PRINCETON, N.J. (RNS) Princeton University’s great hummus war is going to the polls this week.

Undergraduates began voting Monday (Nov. 29) on a referendum that calls for the student government to ask the university to provide alternative brands of hummus in its food court and campus stores.

The Princeton Committee on Palestine, a student group, campaigned for the referendum after it learned the school’s current hummus supplier, Sabra, has ties to a company that supports the Israeli military.


“This is about allowing students to send a message,” said Princeton senior Yoel Bitran, one of the organizers of the referendum. “We oppose violations of human rights no matter who commits them.”

After the vote, Princeton dining services officials will continue to discuss the hummus issue to get a broader sample of opinions on campus, said Emily Aronson, a university spokeswoman.

The Ivy League food fight over chickpea dip has made Princeton the target of online ridicule. But the referendum has also divided the 7,500-student campus and made headlines in the Middle East and around the world.

Several Israeli newspapers are covering the Princeton vote and the student anti-hummus campaign has received national attention on The Huffington Post and other political blogs.

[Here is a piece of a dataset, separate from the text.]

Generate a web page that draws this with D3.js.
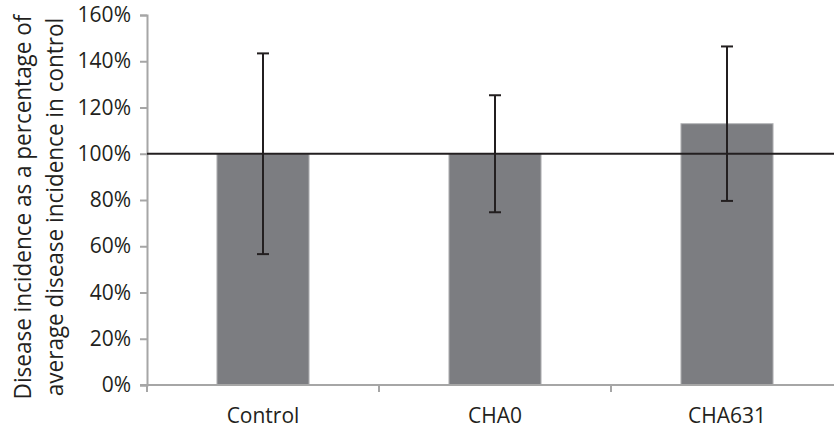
<!DOCTYPE html>
<html>
<head>
<meta charset="utf-8">
<script src="https://cdn.jsdelivr.net/npm/d3@7"></script>
<style>
  html, body { margin: 0; padding: 0; background: #fff; }
  svg { display: block; font-family: "Open Sans", sans-serif; }
</style>
</head>
<body>
<svg id="chart" width="834" height="432"></svg>
<script>
// Treatments and disease incidence relative to the control mean (%)
const categories = ["Control", "CHA0", "CHA631"];
const means = [100, 100, 113];
const errors = [43.4, 25.3, 33.4];
const yTicks = [0, 20, 40, 60, 80, 100, 120, 140, 160];
const referenceLevel = 100;
const yTitleLines = ["Disease incidence as a percentage of", "average disease incidence in control"];

const svg = d3.select("#chart");
const plotLeft = 147, plotTop = 15, plotBottom = 385, plotRight = 843;

const x = d3.scaleBand().domain(categories).range([plotLeft, plotRight]).padding(0);
const y = d3.scaleLinear().domain([0, 160]).range([plotBottom, plotTop]);
const barW = x.bandwidth() * 0.397;

const axisColor = "#a6a6a6";
const inkColor = "#231f20";
const labelSize = "21px";

// Bars
svg.append("g").selectAll("rect")
  .data(categories)
  .join("rect")
  .attr("x", (d) => x(d) + x.bandwidth() / 2 - barW / 2)
  .attr("y", (d, i) => y(means[i]))
  .attr("width", barW)
  .attr("height", (d, i) => y(0) - y(means[i]))
  .attr("fill", "#7c7d81")
  .attr("stroke", "#b5b6b8")
  .attr("stroke-width", 1);

// Y axis
const yAxis = svg.append("g")
  .attr("transform", `translate(${plotLeft},0)`)
  .call(d3.axisLeft(y).tickValues(yTicks).tickFormat((d) => d + "%").tickSize(7).tickPadding(9));
yAxis.select(".domain").attr("stroke", axisColor).attr("stroke-width", 2);
yAxis.selectAll(".tick line").attr("stroke", axisColor).attr("stroke-width", 2);
yAxis.selectAll(".tick text")
  .attr("fill", inkColor)
  .style("font-size", labelSize)
  .style("font-family", "'Open Sans', sans-serif");

// X axis: ticks at category boundaries, labels centred under bars
const xAxisG = svg.append("g").attr("transform", `translate(0,${plotBottom})`);
xAxisG.append("line")
  .attr("x1", plotLeft - 7).attr("x2", plotRight)
  .attr("stroke", axisColor).attr("stroke-width", 2);
const boundaries = categories.map((d) => x(d)).concat([x(categories[categories.length - 1]) + x.bandwidth()]);
xAxisG.selectAll("line.bt")
  .data(boundaries)
  .join("line")
  .attr("class", "bt")
  .attr("x1", (d) => d).attr("x2", (d) => d)
  .attr("y1", 0).attr("y2", 7)
  .attr("stroke", axisColor).attr("stroke-width", 2);
xAxisG.selectAll("text")
  .data(categories)
  .join("text")
  .attr("x", (d) => x(d) + x.bandwidth() / 2)
  .attr("y", 38)
  .attr("text-anchor", "middle")
  .attr("fill", inkColor)
  .style("font-size", labelSize)
  .text((d) => d);

// Reference line at the control level
svg.append("line")
  .attr("x1", plotLeft).attr("x2", 834)
  .attr("y1", y(referenceLevel)).attr("y2", y(referenceLevel))
  .attr("stroke", inkColor).attr("stroke-width", 2);

// Error bars
const eb = svg.append("g").selectAll("g")
  .data(categories)
  .join("g")
  .attr("transform", (d) => `translate(${x(d) + x.bandwidth() / 2},0)`);
eb.append("line")
  .attr("y1", (d, i) => y(means[i] - errors[i]))
  .attr("y2", (d, i) => y(means[i] + errors[i]))
  .attr("stroke", inkColor).attr("stroke-width", 2);
eb.append("line")
  .attr("x1", -6).attr("x2", 6)
  .attr("y1", (d, i) => y(means[i] + errors[i]))
  .attr("y2", (d, i) => y(means[i] + errors[i]))
  .attr("stroke", inkColor).attr("stroke-width", 2);
eb.append("line")
  .attr("x1", -6).attr("x2", 6)
  .attr("y1", (d, i) => y(means[i] - errors[i]))
  .attr("y2", (d, i) => y(means[i] - errors[i]))
  .attr("stroke", inkColor).attr("stroke-width", 2);

// Y-axis title, two rotated lines
const title = svg.append("text")
  .attr("transform", "translate(0,207) scale(1.06,1) rotate(-90)")
  .attr("text-anchor", "middle")
  .attr("fill", inkColor)
  .style("font-size", "22.5px");
title.selectAll("tspan")
  .data(yTitleLines)
  .join("tspan")
  .attr("x", 0)
  .attr("y", (d, i) => 29 + i * 30)
  .text((d) => d);
</script>
</body>
</html>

Tigers for Israel, a pro-Israel student group, started its own Facebook campaign, titled “Save the Hummus!” The group says the student referendum is a thinly veiled attempt to “delegitimize the state of Israel,” said Addie Lerner, a Princeton senior and vice president of Tigers for Israel.

“This is a saga that has been going on for two weeks,” said Lerner, 21, of Massachusetts. “It reflects how silly this referendum is. This is what Princeton students are spending their time on.”


Princeton officials said the hummus in the campus dining halls is made fresh from scratch. But for the last four or five years, the packaged hummus sold in the student center food court and campus convenience stores has been supplied by Sabra, an American company based in New York and Virginia.

Sabra is co-owned by PepsiCo and the Strauss Group, a food company headquartered in Israel. The Strauss Group website says its donations program provides pocket money and care packages for soldiers in the Golani Brigade, an infantry unit in the Israeli military.

Student voting will continue through noon on Wednesday.